Dreaming may be a sign our brain is working hard in our sleep
Napping after learning something new could help you commit it to memory - as long as you dream, scientists say.
They found people who dream about a new task perform it better on waking than those who do not sleep or do not dream.
Volunteers were asked to learn the layout of a 3D computer maze so they could find their way within the virtual space several hours later.
Those allowed to take a nap and who also remembered dreaming of the task, found their way to a landmark quicker.
The researchers think the dreams are a sign that unconscious parts of the brain are working hard to process information about the task.
Dr Robert Stickgold of Harvard Medical School, one of the authors of the paper, said dreams may be a marker that the brain is working on the same problem at many levels.
He said: "The dreams might reflect the brain's attempt to find associations for the memories that could make them more useful in the future."
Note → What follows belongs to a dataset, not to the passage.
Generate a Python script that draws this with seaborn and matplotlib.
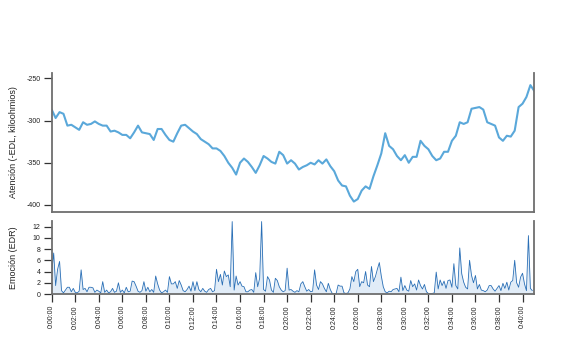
# Libraries
# =====================================================================
import numpy as np
import pandas as pd
import seaborn as sns
import matplotlib.pyplot as plt

# Data
# =====================================================================
# Atención (-EDL, kiloohmios), one value every 20 s
atencion = [
    -287, -297, -290, -292, -306, -305, -308, -311, -302, -305,
    -304, -301, -304, -306, -306, -313, -312, -314, -317, -317,
    -321, -314, -306, -314, -315, -316, -323, -310, -310, -317,
    -323, -325, -315, -306, -305, -309, -313, -316, -322, -325,
    -328, -333, -333, -336, -342, -350, -356, -364, -350, -345,
    -349, -355, -362, -353, -342, -345, -349, -351, -337, -341,
    -351, -347, -351, -358, -355, -353, -350, -352, -347, -351,
    -346, -354, -360, -371, -377, -378, -389, -396, -393, -383,
    -378, -381, -366, -353, -339, -315, -330, -334, -342, -347,
    -341, -350, -343, -343, -324, -330, -334, -342, -347, -345,
    -337, -337, -324, -318, -302, -304, -302, -286, -285, -284,
    -287, -302, -304, -306, -320, -324, -318, -319, -312, -284,
    -280, -272, -258, -265,
]
step_line = 20

# Emoción (EDR), one value every 10 s
emocion = [
    3.8, 7.3, 1.5, 4.4, 5.8, 0.6, 0.2, 0.7, 1.2, 1.2,
    0.4, 1.0, 0.3, 0.2, 0.5, 4.3, 0.8, 1.0, 0.4, 1.2,
    1.2, 1.1, 0.3, 0.7, 0.5, 0.2, 2.2, 0.3, 0.7, 0.2,
    0.4, 1.0, 0.3, 0.5, 2.0, 0.3, 0.7, 0.2, 1.2, 0.4,
    0.5, 2.3, 2.2, 1.4, 0.5, 0.3, 0.6, 2.2, 0.5, 1.2,
    0.4, 0.8, 0.3, 3.2, 1.8, 0.7, 0.2, 0.4, 0.7, 0.3,
    3.1, 1.8, 1.8, 2.2, 1.0, 2.4, 1.6, 0.6, 0.4, 0.8,
    1.4, 0.5, 2.2, 0.6, 2.2, 0.8, 0.4, 1.0, 0.5, 0.3,
    0.8, 1.0, 0.4, 0.6, 4.4, 2.2, 3.5, 1.6, 4.1, 3.1,
    3.4, 1.3, 12.9, 0.7, 3.2, 1.6, 2.2, 1.4, 1.3, 0.4,
    0.4, 0.7, 0.8, 0.3, 3.8, 1.3, 2.8, 12.9, 0.8, 0.5,
    3.1, 2.5, 0.7, 0.3, 2.8, 2.4, 1.3, 0.7, 0.4, 0.6,
    4.6, 0.7, 0.8, 0.5, 0.3, 0.6, 0.4, 1.8, 2.2, 1.3,
    0.5, 0.8, 0.4, 0.5, 4.3, 1.6, 0.8, 2.2, 1.8, 1.0,
    0.4, 1.9, 0.8, 0.1, 0.1, 0.1, 1.6, 1.4, 1.4, 0.2,
    0.1, 0.2, 0.9, 3.1, 2.2, 4.0, 4.4, 1.3, 2.2, 2.0,
    4.0, 1.6, 1.3, 4.9, 2.2, 3.1, 4.4, 5.6, 3.2, 1.3,
    0.4, 0.2, 0.5, 0.4, 0.8, 0.9, 1.0, 0.4, 3.0, 0.6,
    1.5, 0.7, 0.5, 2.4, 1.3, 1.8, 0.7, 2.5, 1.5, 0.9,
    1.7, 0.4, 0.1, 0.1, 0.1, 0.2, 3.9, 0.9, 2.5, 1.5,
    2.3, 1.0, 2.4, 2.5, 1.2, 5.4, 1.5, 0.9, 8.2, 3.6,
    2.1, 1.2, 0.9, 6.0, 3.3, 2.0, 3.3, 0.9, 1.7, 0.7,
    0.6, 0.4, 0.7, 1.5, 1.5, 0.9, 0.5, 1.0, 1.5, 0.6,
    1.9, 1.0, 2.1, 0.7, 2.1, 2.4, 6.0, 2.0, 1.2, 3.0,
    3.7, 1.8, 0.6, 10.4, 1.0, 0.6,
]
step_edr = 10

# Axis ticks
att_ticks = [-250, -300, -350, -400]
edr_ticks = [0, 2, 4, 6, 8, 10, 12]
time_ticks = list(range(0, 2401, 120))
time_labels = ['0:%02d:00' % (t // 60) for t in time_ticks]

df_att = pd.DataFrame({'t': np.arange(len(atencion)) * step_line, 'v': atencion})
df_edr = pd.DataFrame({'t': np.arange(len(emocion)) * step_edr, 'v': emocion})

# Data Visualization
# =====================================================================
sns.set_theme(style="white")
plt.rcParams['font.family'] = ['Liberation Sans', 'DejaVu Sans']
plt.rcParams['axes.unicode_minus'] = False

fig = plt.figure(figsize=(5.67, 3.45), dpi=100)
ax1 = fig.add_axes([0.0912, 0.3864, 0.8501, 0.4011])
ax2 = fig.add_axes([0.0912, 0.1478, 0.8501, 0.2116])

spine_col = '#6e6e6e'

# Top: attention line
sns.lineplot(data=df_att, x='t', y='v', ax=ax1, color='#5aa8da', linewidth=1.5)
ax1.set_xlim(0, 2457)
ax1.set_ylim(-408, -244)
ax1.set_yticks(att_ticks)
ax1.set_xticks([])
ax1.set_xlabel('')
ax1.set_ylabel('Atención (-EDL, kiloohmios)', fontsize=6.5, color='#222222')

# Bottom: emotion spikes
ax2.fill_between(df_edr['t'], 0, df_edr['v'], color='#a9cbea', alpha=0.35, linewidth=0)
sns.lineplot(data=df_edr, x='t', y='v', ax=ax2, color='#2a6fb6', linewidth=0.6)
ax2.set_xlim(0, 2457)
ax2.set_ylim(0, 13)
ax2.set_yticks(edr_ticks)
ax2.set_xticks(time_ticks)
ax2.set_xticklabels(time_labels, rotation=90)
ax2.set_xlabel('')
ax2.set_ylabel('Emoción (EDR)', fontsize=6.5, color='#222222')

for ax in (ax1, ax2):
    ax.spines['top'].set_visible(False)
    for s in ('left', 'right', 'bottom'):
        ax.spines[s].set_color(spine_col)
        ax.spines[s].set_linewidth(1.3)
    ax.tick_params(axis='both', which='both', length=6, width=0.9, color='#333333',
                   labelsize=5, labelcolor='#222222', pad=2, left=True, bottom=True)
    ax.yaxis.set_label_coords(-0.07, 0.5)
ax1.tick_params(axis='x', bottom=False)

fig.savefig('out.png', dpi=100)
Co-author Dr Erin Wamsley said the study suggests our non-conscious brain works on the things that it deems are most important.
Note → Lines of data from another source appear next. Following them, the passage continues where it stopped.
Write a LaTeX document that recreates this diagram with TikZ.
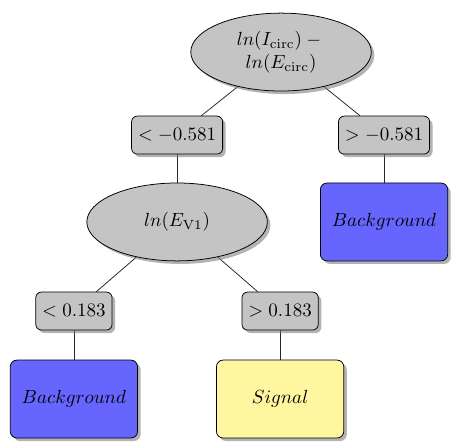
\documentclass[tikz,border=0pt]{standalone}
\usetikzlibrary{shapes.geometric,shadows,backgrounds}
\definecolor{nodegray}{RGB}{196,196,196}
\definecolor{bgblue}{RGB}{102,102,255}
\definecolor{sigyellow}{RGB}{255,246,160}
\begin{document}
\begin{tikzpicture}[x=1pt,y=1pt,
  decision/.style={ellipse,draw,fill=nodegray,minimum width=95pt,minimum height=41pt,inner sep=1pt,align=center,drop shadow={shadow xshift=1.6pt,shadow yshift=-1.6pt,opacity=0.6}},
  cutbox/.style={rectangle,rounded corners=3pt,draw,fill=nodegray,minimum height=20pt,inner sep=3.4pt,drop shadow={shadow xshift=1.6pt,shadow yshift=-1.6pt,opacity=0.6}},
  leafbox/.style={rectangle,rounded corners=3.5pt,draw,minimum width=67pt,minimum height=41pt,drop shadow={shadow xshift=1.6pt,shadow yshift=-1.6pt,opacity=0.6}},
  edge/.style={draw=black!85,line width=0.4pt}]
\useasboundingbox (0,0) rectangle (240.5,-234.7);
\node[decision] (root) at (147.9,-27.4) {$ln(I_{\mathrm{circ}})-{}$\\$ln(E_{\mathrm{circ}})$};
\node[cutbox] (l1) at (93.2,-71.1) {$<-0.581$};
\node[cutbox] (r1) at (202.1,-71.1) {$>-0.581$};
\node[decision] (e2) at (93.2,-116.8) {$ln(E_{\mathrm{V1}})$};
\node[leafbox,fill=bgblue] (bgr) at (202.1,-116.8) {$Background$};
\node[cutbox] (l2) at (38.9,-163.7) {$<0.183$};
\node[cutbox] (r2) at (147.4,-163.7) {$>0.183$};
\node[leafbox,fill=bgblue] (bgl) at (38.9,-210) {$Background$};
\node[leafbox,fill=sigyellow] (sig) at (147.4,-210) {$Signal$};
\begin{pgfonlayer}{background}
\draw[edge] (root) -- (l1);
\draw[edge] (root) -- (r1);
\draw[edge] (l1) -- (e2);
\draw[edge] (r1) -- (bgr);
\draw[edge] (e2) -- (l2);
\draw[edge] (e2) -- (r2);
\draw[edge] (l2) -- (bgl);
\draw[edge] (r2) -- (sig);
\end{pgfonlayer}
\end{tikzpicture}
\end{document}
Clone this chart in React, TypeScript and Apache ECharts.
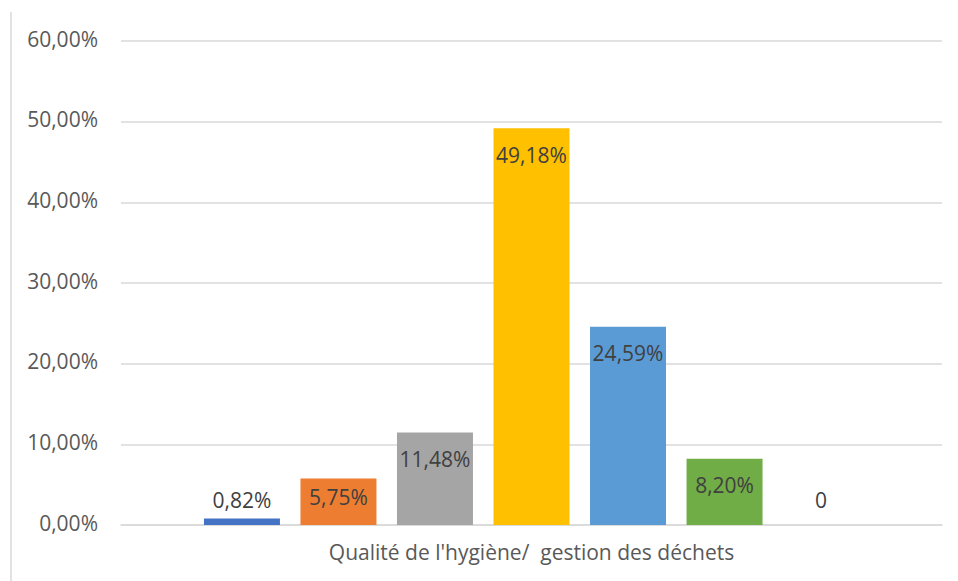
import React, { useEffect, useRef } from "react";
import * as echarts from "echarts";

const categories = ["Qualité de l'hygiène/  gestion des déchets"];
const seriesValues = [0.82, 5.75, 11.48, 49.18, 24.59, 8.2, 0];
const seriesColors = ["#4472C4", "#ED7D31", "#A5A5A5", "#FFC000", "#5B9BD5", "#70AD47", "#264478"];
const labelPositions = ["top", "insideTop", "insideTop", "insideTop", "insideTop", "insideTop", "top"];
const labelDistances = [8, 8, 16, 16, 16, 16, 15];
const yTicks = [0, 10, 20, 30, 40, 50, 60];

const FONT = "'Open Sans', 'Noto Sans', sans-serif";
const FONT_SIZE = 21;

const fmtPct = (v: number) => v.toFixed(2).replace(".", ",") + "%";

export default function App() {
  const ref = useRef<HTMLDivElement>(null);

  useEffect(() => {
    if (!ref.current) return;
    const chart = echarts.init(ref.current, undefined, { renderer: "svg" });
    chart.setOption({
      animation: false,
      backgroundColor: "#ffffff",
      grid: { left: 121, right: 16, top: 41, bottom: 56, containLabel: false },
      graphic: [
        {
          type: "line",
          shape: { x1: 11, y1: 12, x2: 11, y2: 581 },
          style: { stroke: "#d9d9d9", lineWidth: 1.5 },
        },
      ],
      xAxis: {
        type: "category",
        data: categories,
        axisLine: { lineStyle: { color: "#d9d9d9", width: 1.5 } },
        axisTick: { show: false },
        axisLabel: { color: "#595959", fontFamily: FONT, fontSize: FONT_SIZE, margin: 16 },
      },
      yAxis: {
        type: "value",
        min: yTicks[0],
        max: yTicks[yTicks.length - 1],
        interval: 10,
        axisLine: { show: false },
        axisTick: { show: false },
        splitLine: { lineStyle: { color: "#d9d9d9", width: 1.5 } },
        axisLabel: {
          color: "#595959",
          fontFamily: FONT,
          fontSize: FONT_SIZE,
          margin: 23,
          verticalAlign: "bottom",
          padding: [0, 0, -8, 0],
          formatter: (v: number) => fmtPct(v),
        },
      },
      series: seriesValues.map((v, i) => ({
        type: "bar",
        name: "S" + (i + 1),
        data: [v],
        barWidth: 76,
        barGap: "27%",
        itemStyle: { color: seriesColors[i] },
        label: {
          show: true,
          position: labelPositions[i],
          distance: labelDistances[i],
          color: "#404040",
          fontFamily: FONT,
          fontSize: FONT_SIZE,
          formatter: (p: any) => (p.value === 0 ? "0" : fmtPct(p.value)),
        },
      })),
    });
    return () => chart.dispose();
  }, []);

  return (
    <div
      ref={ref}
      style={{ position: "fixed", left: 0, top: 0, width: 958, height: 581 }}
    />
  );
}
"Every day we are gathering and encountering tremendous amounts of information and new experiences," she said.
"It would seem that our dreams are asking the question, 'How do I use this information to inform my life?"
The research, published in the academic journal Cell Biology, could have practical implications.
The scientists say there may be ways to take advantage of this phenomenon for improving learning and memory.
For example, students might be better studying hard before bedtime, or taking a nap after a period of afternoon study.